Mayhew and Hurney will report directly to Rivera, which aligns with Washington's coach-centric approach to structuring the franchise, and that is also something the two believe is the right approach. Mayhew sees that working out well because he knows Rivera's reputation and has been part of a similar structure in San Francisco. He worked closely with 49ers general manager John Lynch and head coach Kyle Shanahan, with the latter making the primary roster decisions, and that approach got the team to a Super Bowl.

"They're very close, they spend a lot of time together," Mayhew said of Lynch and Shanahan. "As Marty and I have been doing this past week and plan to spend more time with Ron as well, I think it's important that we all mesh together to make it work.
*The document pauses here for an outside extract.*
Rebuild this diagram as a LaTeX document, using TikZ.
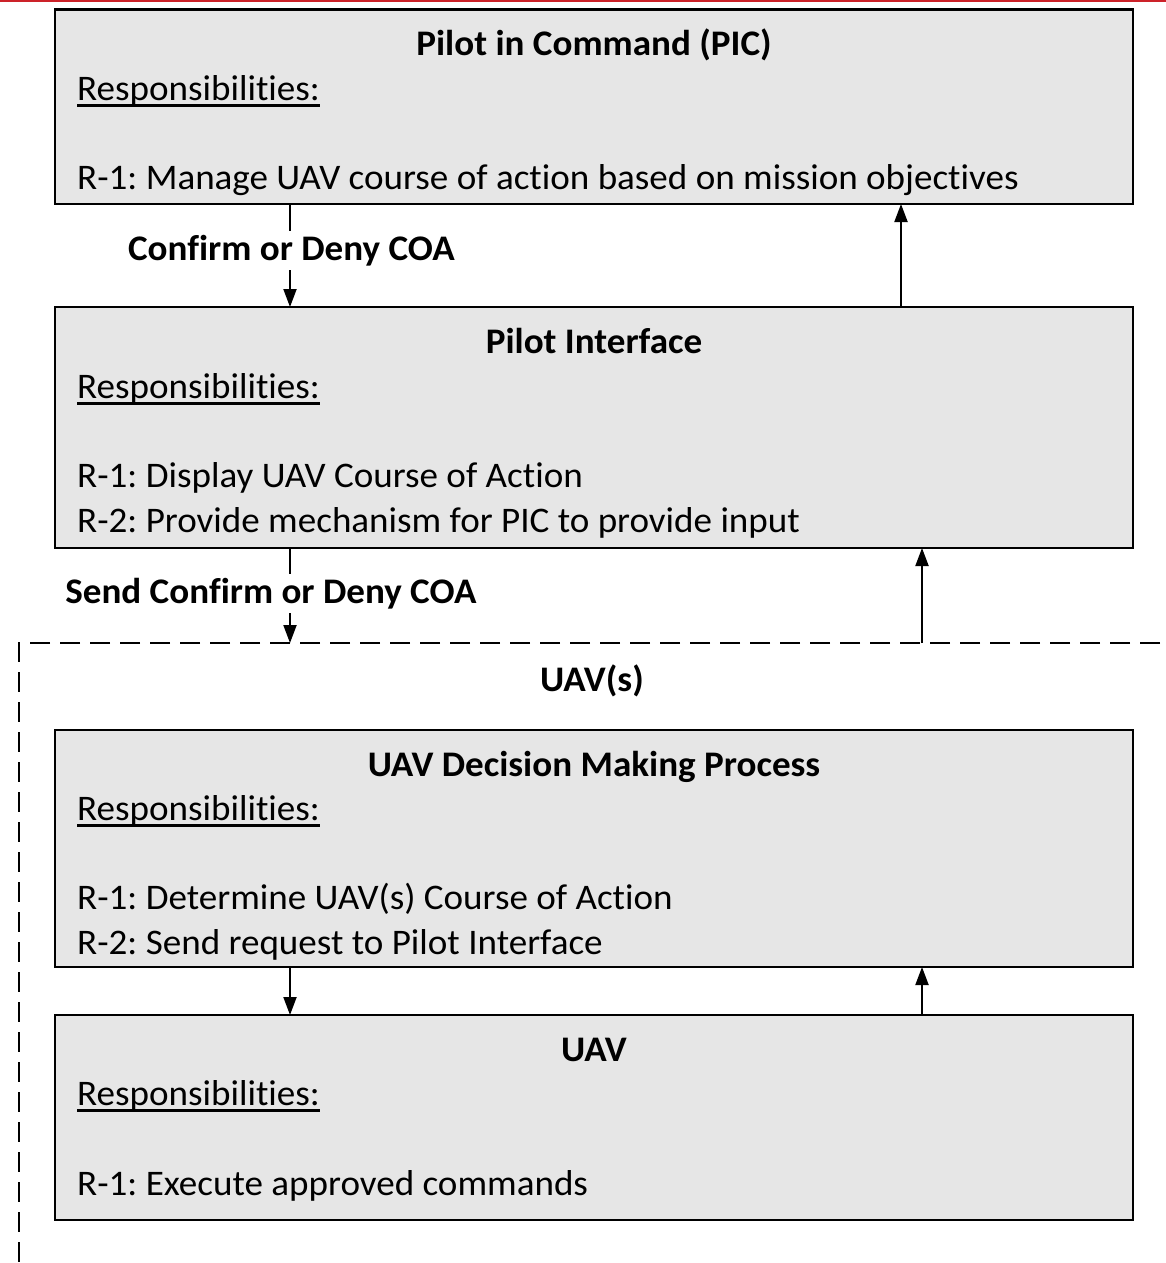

I know that Ron is very capable of being that final decision-maker."

Hurney, who worked Rivera for nearly half of his time as the Panthers' general manager, can vouch for the head coach's ability. Rivera knows what he wants, Hurney said, and that helps everyone on the staff.

"He's had a consistent philosophy since he's become a head coach, in my opinion," Hurney said. "It was not a surprise to me to see him come in and do what he did last year. Ron is very direct, very easy to understand what he wants, and he makes that clear not only to players but to everybody in the organization that works for him."

Mayhew and Hurney are already at work evaluating players at the Senior Bowl, which is the first time the two have scouted talent together. It is a new experience for both of them, but they at least know they are on the same page.

"I think we're both 'people persons' that want to bring...the people that we work with together and have a collaborative effort, and I think we've seen that in this first week," Hurney said, "It's just been such a natural fit."